If a MYPE puts a patented invention on the market, it gains various economic benefits, such as; selling the patent to another person or company; assigning the patent to third parties under license or other strategic alliances with other companies.
To sell a patent, the patent owner must assign all rights of the invention to a company through a sales contract between both parties for the exploitation of the patent in exchange for an amount of money. On the other hand, through a license agreement, the licensor grants only some rights in order to authorize a third party (the Licensee) to use the patented invention for mutually agreed purposes. The agreements of transfer and exploitation of patents allow a company to obtain more income, and are quite useful if the company to which the invention belongs to does not have the capacity to manufacture a product that it wishes to commercialize or that its quantity in the market is not sufficient to cover a certain need.
On the other hand, through the use of patents, companies can also access new markets; For example, if a MYPE is considering to export any type of service or product, and possesses a patent of invention, then it can generate additional economic benefits through the transfer of patents under operating licenses. It is important to note that the invention must also be protected in the corresponding foreign markets.
Likewise, it is important to highlight that for a patent to have commercial viability and generate tangible benefits in a company; in addition to being novel, having a concrete utility and presenting a solution to a need of a large group of people, it must be actively marketed.
A patent in itself is no guarantee of commercial success, but if it complies with the elements above, a company’s ability to benefit from its inventions would be increased, the company’s bargaining power would be enhanced, and this way, the success of the company would be almost guaranteed to result in a high economic benefit.
Following the same line, as indicated by the World Intellectual Property Agency in one of its newsletters on innovation “the commercial success of a new product in the market does not depend solely on its technical characteristics. No matter how good an invention is from a technical point of view, if there is no effective demand for it or if the product is not marketed correctly, it is not likely to attract consumers. Therefore, commercial success also depends on other factors, including product design, availability of financial resources, the development of an effective marketing strategy and the price of the product compared to that of competing products or replacement products”
On the other hand, it is important to highlight that in Peru many MYPEs have a low tendency of patenting their products or services, since they believe that their creations developed are not inventions that can be protected. Likewise, many businessmen affirm that carrying out the process of registering an invention in Peru is difficult and expensive. The foregoing does not necessarily imply that there have been no attempts to obtain a patent; there is a significant number of applications that for different reasons are rejected or remain unfinished at some stage of the process.
For example, some of the applications for a patent of invention don’t make it because they fall into the examination stage in a way that means that the applicant did not correct observations made by the Peruvian Patent Office, within the period established by Law.
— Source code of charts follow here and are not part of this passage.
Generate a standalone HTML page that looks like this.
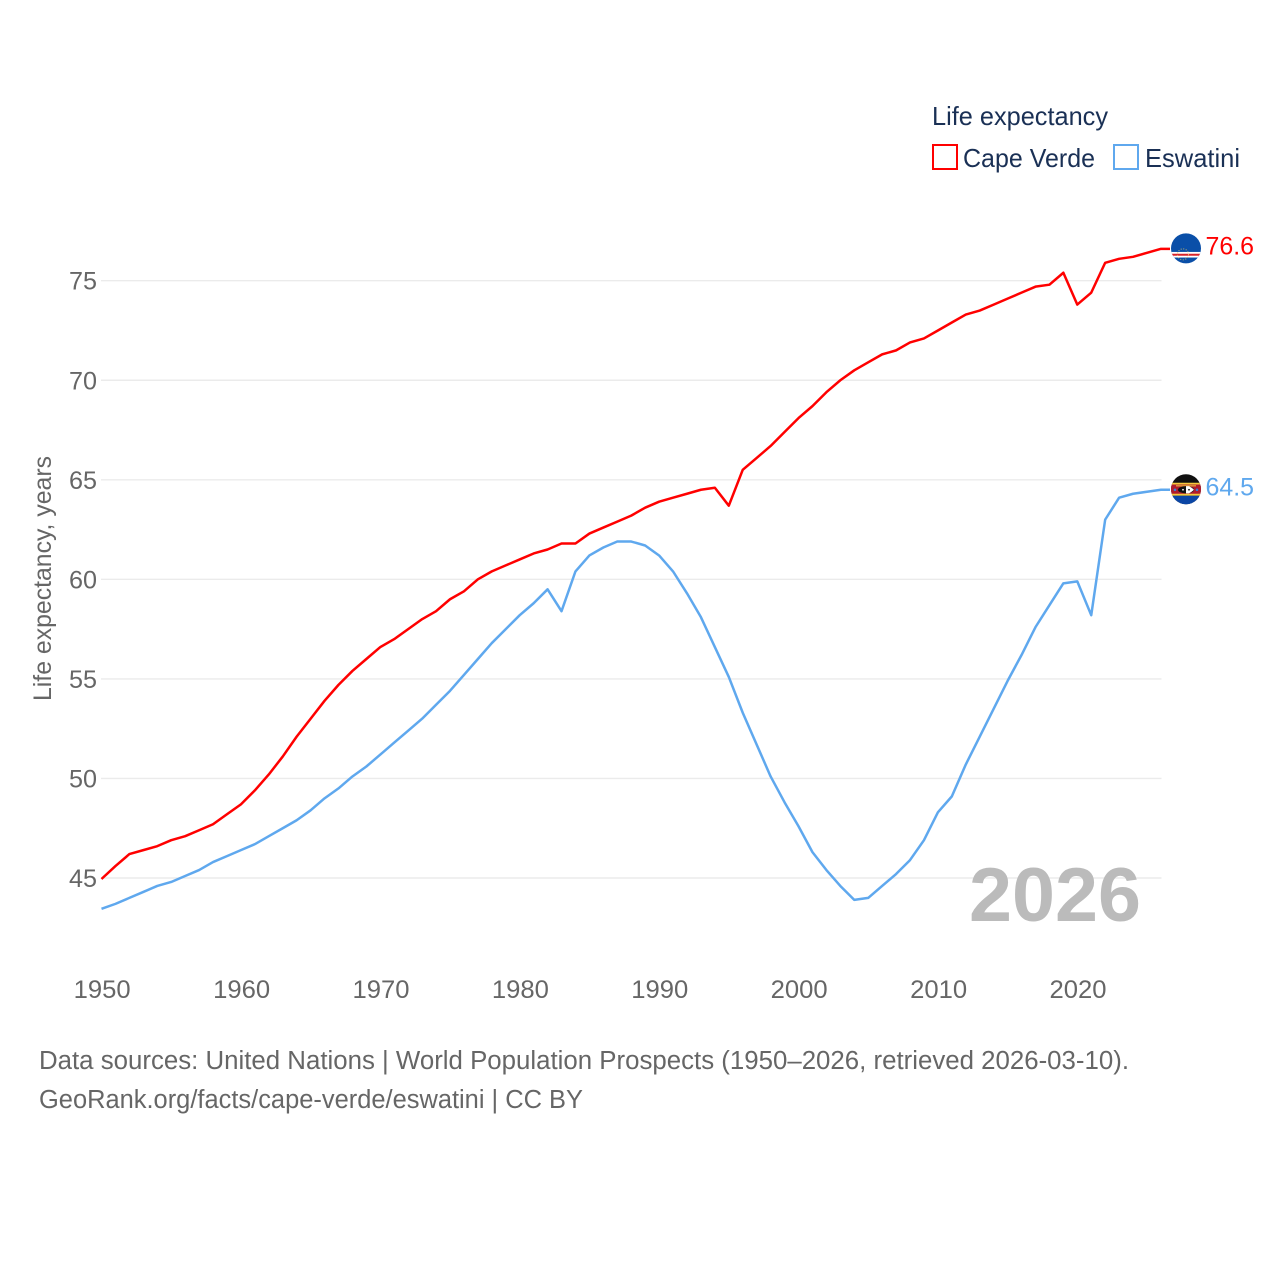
<!DOCTYPE html>
<html lang="en">
<head>
<meta charset="utf-8">
<title>Life expectancy: Cape Verde and Eswatini</title>
<style>
html,body{margin:0;padding:0;background:#fff;}
svg{display:block;font-family:"Liberation Sans",sans-serif;}
</style>
</head>
<body>
<svg id="chart" xmlns="http://www.w3.org/2000/svg" width="1280" height="1280" viewBox="0 0 1280 1280">
  <defs>
    <clipPath id="flag-clip-cv"><circle cx="0" cy="0" r="15"/></clipPath>
  </defs>
  <rect x="0" y="0" width="1280" height="1280" fill="#ffffff"/>
  <g id="grid"></g>
  <g id="yticks"></g>
  <g id="xticks"></g>
  <text transform="translate(51,701) rotate(-90)" font-size="25" fill="#666666" textLength="245" lengthAdjust="spacingAndGlyphs">Life expectancy, years</text>
  <text x="969" y="921" font-size="76" font-weight="700" fill="#bbbbbb" textLength="172" lengthAdjust="spacingAndGlyphs">2026</text>
  <g id="series"></g>
  <g id="flag-cv" clip-path="none">
    <g clip-path="url(#flag-clip-cv)">
      <rect x="-16" y="-16" width="32" height="32" fill="#0a4fa8"/>
      <rect x="-16" y="3.6" width="32" height="5.6" fill="#ffffff"/>
      <rect x="-16" y="5.4" width="32" height="2" fill="#d8232a"/>
      <circle cx="-3" cy="6" r="5.5" fill="none" stroke="#e8c860" stroke-width="1" stroke-dasharray="1 1.6" opacity="0.8"/>
    </g>
  </g>
  <g id="flag-sz">
    <g clip-path="url(#flag-clip-cv)">
      <rect x="-16" y="-16" width="32" height="32" fill="#111111"/>
      <rect x="-16" y="-6.5" width="32" height="2" fill="#f5c93d"/>
      <rect x="-16" y="-4.7" width="32" height="10.4" fill="#b01c2e"/>
      <rect x="-16" y="4.5" width="32" height="2" fill="#f5c93d"/>
      <rect x="-16" y="6.5" width="32" height="10" fill="#0b46a5"/>
      <rect x="-10" y="-3.9" width="20" height="1" fill="#f5c93d"/>
      <ellipse cx="0" cy="0.5" rx="8" ry="3.6" fill="#111111"/>
      <path d="M0 -3.1 H3 Q6 -1.5 8 0.5 Q6 2.5 3 4.1 H0 Z" fill="#ffffff"/>
      <circle cx="-3" cy="0.5" r="0.9" fill="#ffffff"/>
      <circle cx="3" cy="0.5" r="0.9" fill="#111111"/>
      <circle cx="-11" cy="0.5" r="1.3" fill="#3f7fd0"/>
      <circle cx="11" cy="0.5" r="1.3" fill="#3f7fd0"/>
    </g>
  </g>
  <g id="endlabels"></g>

  <g>
    <text x="932" y="125" font-size="26" fill="#1a3055" textLength="176" lengthAdjust="spacingAndGlyphs">Life expectancy</text>
    <g>
      <rect x="933" y="145" width="24" height="24" fill="#ffffff" stroke="#ff0000" stroke-width="2"/>
      <text x="963" y="167" font-size="26" fill="#1a3055" textLength="132" lengthAdjust="spacingAndGlyphs">Cape Verde</text>
    </g>
    <g>
      <rect x="1114" y="145" width="24" height="24" fill="#ffffff" stroke="#5fa8ee" stroke-width="2"/>
      <text x="1145" y="167" font-size="26" fill="#1a3055" textLength="95" lengthAdjust="spacingAndGlyphs">Eswatini</text>
    </g>
  </g>

  <g>
    <text x="39" y="1069" font-size="25.5" fill="#666666" textLength="1090" lengthAdjust="spacingAndGlyphs">Data sources: United Nations | World Population Prospects (1950–2026, retrieved 2026-03-10).</text>
    <text x="39" y="1108" font-size="25.5" fill="#666666" textLength="544" lengthAdjust="spacingAndGlyphs">GeoRank.org/facts/cape-verde/eswatini | CC BY</text>
  </g>
</svg>
<script>
const startYear = 1950;
const capeVerde = [44.95,45.6,46.2,46.4,46.6,46.9,47.1,47.4,47.7,48.2,48.7,49.4,50.2,51.1,52.1,53.0,53.9,54.7,55.4,56.0,56.6,57.0,57.5,58.0,58.4,59.0,59.4,60.0,60.4,60.7,61.0,61.3,61.5,61.8,61.8,62.3,62.6,62.9,63.2,63.6,63.9,64.1,64.3,64.5,64.6,63.7,65.5,66.1,66.7,67.4,68.1,68.7,69.4,70.0,70.5,70.9,71.3,71.5,71.9,72.1,72.5,72.9,73.3,73.5,73.8,74.1,74.4,74.7,74.8,75.4,73.8,74.4,75.9,76.1,76.2,76.4,76.6];
const eswatini = [43.45,43.7,44.0,44.3,44.6,44.8,45.1,45.4,45.8,46.1,46.4,46.7,47.1,47.5,47.9,48.4,49.0,49.5,50.1,50.6,51.2,51.8,52.4,53.0,53.7,54.4,55.2,56.0,56.8,57.5,58.2,58.8,59.5,58.4,60.4,61.2,61.6,61.9,61.9,61.7,61.2,60.4,59.3,58.1,56.6,55.1,53.3,51.7,50.1,48.8,47.6,46.3,45.4,44.6,43.9,44.0,44.6,45.2,45.9,46.9,48.3,49.1,50.7,52.1,53.5,54.9,56.2,57.6,58.7,59.8,59.9,58.2,63.0,64.1,64.3,64.4,64.5];
const yTickLabels = [45,50,55,60,65,70,75];
const xTickLabels = [1950,1960,1970,1980,1990,2000,2010,2020];

const NS = 'http://www.w3.org/2000/svg';
const xScale = function (year) { return 101.5 + (year - 1950) * 13.94; };
const yScale = function (v) { return 878 - (v - 45) * 19.91; };

const grid = document.getElementById('grid');
const yticks = document.getElementById('yticks');
const xticks = document.getElementById('xticks');
const series = document.getElementById('series');
const endlabels = document.getElementById('endlabels');

yTickLabels.forEach(function (t) {
  const line = document.createElementNS(NS, 'line');
  
  
  line.setAttribute('x1', 101);
  line.setAttribute('x2', 1161.5);
  line.setAttribute('y1', yScale(t));
  line.setAttribute('y2', yScale(t));
  line.setAttribute('stroke', '#ebebeb');
  line.setAttribute('stroke-width', 1.4);
  grid.appendChild(line);

  const label = document.createElementNS(NS, 'text');
  
  
  label.setAttribute('x', 69);
  label.setAttribute('y', yScale(t) + 9);
  label.setAttribute('font-size', 25);
  label.setAttribute('fill', '#666666');
  label.setAttribute('textLength', 28);
  label.setAttribute('lengthAdjust', 'spacingAndGlyphs');
  label.textContent = String(t);
  yticks.appendChild(label);
});

xTickLabels.forEach(function (t) {
  const label = document.createElementNS(NS, 'text');
  
  
  label.setAttribute('x', xScale(t) - 28.5 + 0.7);
  label.setAttribute('y', 998);
  label.setAttribute('font-size', 25);
  label.setAttribute('fill', '#666666');
  label.setAttribute('textLength', 57);
  label.setAttribute('lengthAdjust', 'spacingAndGlyphs');
  label.textContent = String(t);
  xticks.appendChild(label);
});

function drawSeries(values, color, flagId) {
  const last = values.length - 1;
  const pts = values.map(function (v, i) {
    return xScale(startYear + i).toFixed(2) + ',' + yScale(v).toFixed(2);
  });
  const lastY = yScale(values[last]);
  pts.push('1170,' + lastY.toFixed(2));
  const line = document.createElementNS(NS, 'polyline');
  
  
  line.setAttribute('points', pts.join(' '));
  line.setAttribute('fill', 'none');
  line.setAttribute('stroke', color);
  line.setAttribute('stroke-width', 2.5);
  line.setAttribute('stroke-linejoin', 'round');
  series.appendChild(line);

  document.getElementById(flagId).setAttribute('transform', 'translate(1186,' + (lastY - 0.5).toFixed(2) + ')');

  const label = document.createElementNS(NS, 'text');
  
  
  label.setAttribute('x', 1205.5);
  label.setAttribute('y', lastY + 5.5);
  label.setAttribute('font-size', 25);
  label.setAttribute('fill', color);
  label.setAttribute('textLength', 48.5);
  label.setAttribute('lengthAdjust', 'spacingAndGlyphs');
  label.textContent = values[last].toFixed(1);
  endlabels.appendChild(label);
}

drawSeries(eswatini, '#5fa8ee', 'flag-sz');
drawSeries(capeVerde, '#ff0000', 'flag-cv');
</script>
</body>
</html>
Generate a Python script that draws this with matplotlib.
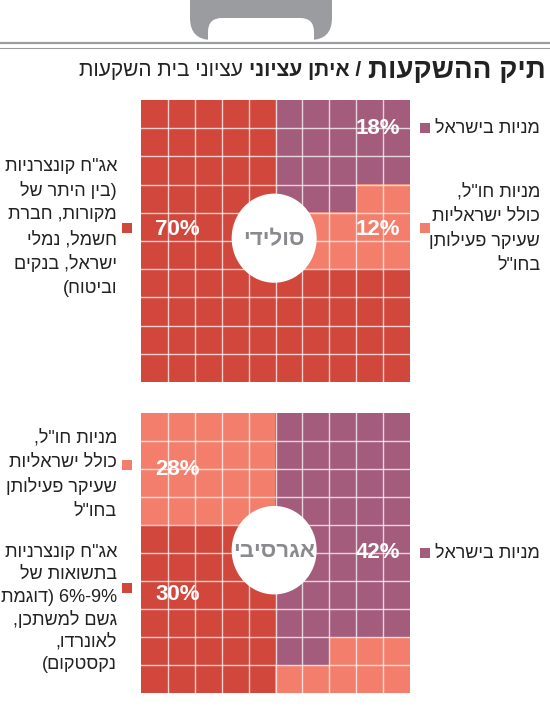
import matplotlib
matplotlib.use("Agg")
import matplotlib.pyplot as plt
from matplotlib import font_manager
import numpy as np
from matplotlib.patches import Circle, FancyBboxPatch, Rectangle
from matplotlib.colors import ListedColormap

names = {f.name for f in font_manager.fontManager.ttflist}
narrow = 'Liberation Sans Narrow' in names
fam = (['Liberation Sans Narrow'] if narrow else []) + ['Liberation Sans', 'DejaVu Sans']
plt.rcParams['font.family'] = fam
LFS = 15 if narrow else 13

def h(s):
    r = s[::-1]
    return r.translate(str.maketrans("()", ")("))

# data
categories = ["אג\"ח קונצרניות", "מניות בישראל", "מניות חו\"ל"]
colors = ["#d2473b", "#a45c7c", "#f27e6b"]
# R = bonds, P = Israel equity, S = foreign equity
solid_rows = ["RRRRRPPPPP", "RRRRRPPPPP", "RRRRRPPPPP", "RRRRRPPPSS", "RRRRRSSSSS",
              "RRRRRSSSSS", "RRRRRRRRRR", "RRRRRRRRRR", "RRRRRRRRRR", "RRRRRRRRRR"]
aggr_rows = ["SSSSSPPPPP", "SSSSSPPPPP", "SSSSSPPPPP", "SSSSSPPPPP", "RRRRRPPPPP",
             "RRRRRPPPPP", "RRRRRPPPPP", "RRRRRPPPPP", "RRRRRPPSSS", "RRRRRSSSSS"]
solid_pct = {"R": 70, "P": 18, "S": 12}
aggr_pct = {"R": 30, "P": 42, "S": 28}

W, H = 550, 716
fig = plt.figure(figsize=(5.5, 7.16), dpi=100)
bg = fig.add_axes([0, 0, 1, 1])
bg.set_xlim(0, W); bg.set_ylim(H, 0); bg.axis('off')

# briefcase handle
bg.add_patch(FancyBboxPatch((190, -40), 142, 80, boxstyle="round,pad=0,rounding_size=22",
                            fc="#9b9ca0", ec="none"))
bg.add_patch(FancyBboxPatch((208, 18), 106, 60, boxstyle="round,pad=0,rounding_size=14",
                            fc="white", ec="none"))
bg.add_patch(Rectangle((0, 40), W, 10, fc="white", ec="none"))
bg.plot([0, W], [43, 43], color="#9b9ca0", lw=1.6)
bg.plot([0, W], [47.5, 47.5], color="#9b9ca0", lw=0.8)

# title
fig.canvas.draw()
r = fig.canvas.get_renderer()
t1 = bg.text(546, 71, h("תיק ההשקעות"), fontsize=20, fontweight='bold', ha='right', va='center', color="#222")
fig.canvas.draw()
x1 = t1.get_window_extent(r).x0 - 7
t2 = bg.text(x1, 71, h("/ איתן עציוני"), fontsize=15, fontweight='bold', ha='right', va='center', color="#222")
fig.canvas.draw()
x2 = t2.get_window_extent(r).x0 - 6
bg.text(x2, 71, h("עציוני בית השקעות"), fontsize=15, ha='right', va='center', color="#222")

code = {"R": 0, "P": 1, "S": 2}
cmap = ListedColormap(colors)

def waffle(rows, top, bottom, label, pct, poss):
    ax = fig.add_axes([141 / W, 1 - bottom / H, 269 / W, (bottom - top) / H])
    m = np.array([[code[c] for c in row] for row in rows])
    ax.imshow(m, cmap=cmap, vmin=0, vmax=2, aspect='auto', interpolation='nearest',
              extent=(0, 10, 10, 0))
    for i in range(1, 10):
        ax.axvline(i, color="white", lw=1, alpha=0.75)
        ax.axhline(i, color="white", lw=1, alpha=0.75)
    ax.set_xlim(0, 10); ax.set_ylim(10, 0); ax.axis('off')
    ax.add_patch(Circle((4.95, 4.9), 1.58, fc="white", ec="none", transform=ax.transData))
    ax.text(4.95, 4.95, h(label), fontsize=16, fontweight='bold', color="#8a8a8e",
            ha='center', va='center')
    for k, (x, y) in poss.items():
        ax.text(x, y, f"{pct[k]}%", fontsize=16, fontweight='bold', color="white",
                ha='center', va='center')

waffle(solid_rows, 100, 382, "סולידי", solid_pct, {"P": (8.8, 1.0), "R": (1.35, 4.6), "S": (8.8, 4.6)})
waffle(aggr_rows, 413, 693, "אגרסיבי", aggr_pct, {"S": (1.35, 2.0), "R": (1.35, 6.5), "P": (8.8, 5.0)})

def legend_block(mx, my, color, lines, tx, align, y0, lh=24.5):
    bg.add_patch(Rectangle((mx - 5, my - 5), 10, 10, fc=color, ec="none"))
    for i, ln in enumerate(lines):
        bg.text(tx, y0 + i * lh, ln, fontsize=LFS, ha=align, va='center', color="#222")

israel = [h("מניות בישראל")]
foreign = [h("מניות חו\"ל,"), h("כולל ישראליות"), h("שעיקר פעילותן"), h("בחו\"ל")]
bonds1 = [h("אג\"ח קונצרניות"), h("(בין היתר של"), h("מקורות, חברת"), h("חשמל, נמלי"),
          h("ישראל, בנקים"), h("וביטוח)")]
bonds2 = [h("אג\"ח קונצרניות"), h("בתשואות של"), "דוגמת"[::-1] + ") 6%-9%",
          h("גשם למשתכן,"), h("לאונרדו,"), h("נקסטקום)")]

legend_block(425, 128, colors[1], israel, 540, 'right', 128)
legend_block(425, 228, colors[2], foreign, 540, 'right', 192)
legend_block(127, 228, colors[0], bonds1, 117, 'right', 166)
legend_block(127, 465, colors[2], foreign, 117, 'right', 438)
legend_block(127, 588, colors[0], bonds2, 117, 'right', 552, 22.5)
legend_block(425, 553, colors[1], israel, 540, 'right', 553)

fig.savefig("out.png", dpi=100, facecolor="white")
Other requests are withdrawn, since the applicant voluntarily requests not to continue processing the invention or, in most cases, fall into abandonment, which is an administrative instance where an application is submitted but the applicant does not respond to any of the requirements or observations established within the deadlines.
The lack of advice and adequate preliminary searches to determine the feasibility of patentability, is explaining a high rejection of applications, once they are subject to advanced explorations on the state of the art.
A Peruvian company that has one or more patents will be more likely to increase its profits by having better market dominance, generating interest from potential investors, and even internationally, it will be able to expand and generate new market opportunities.
Finally, it is important to highlight that the Peruvian Patent Office is playing an active role in the implementation of the use of the intellectual property system in MYPEs. Through various programs, it provides advice and support in the protection of inventions, innovations or product designs of small entrepreneurs so that they can protect their economic interests and generate more growth opportunities.
Likewise, through its programs, protectable material is identified in inventions, innovations or designs, its patentability potential is analyzed and guidance and advice is provided for the adequate preparation of national applications for patents of invention, utility models and/or industrial designs that emerge from these developments.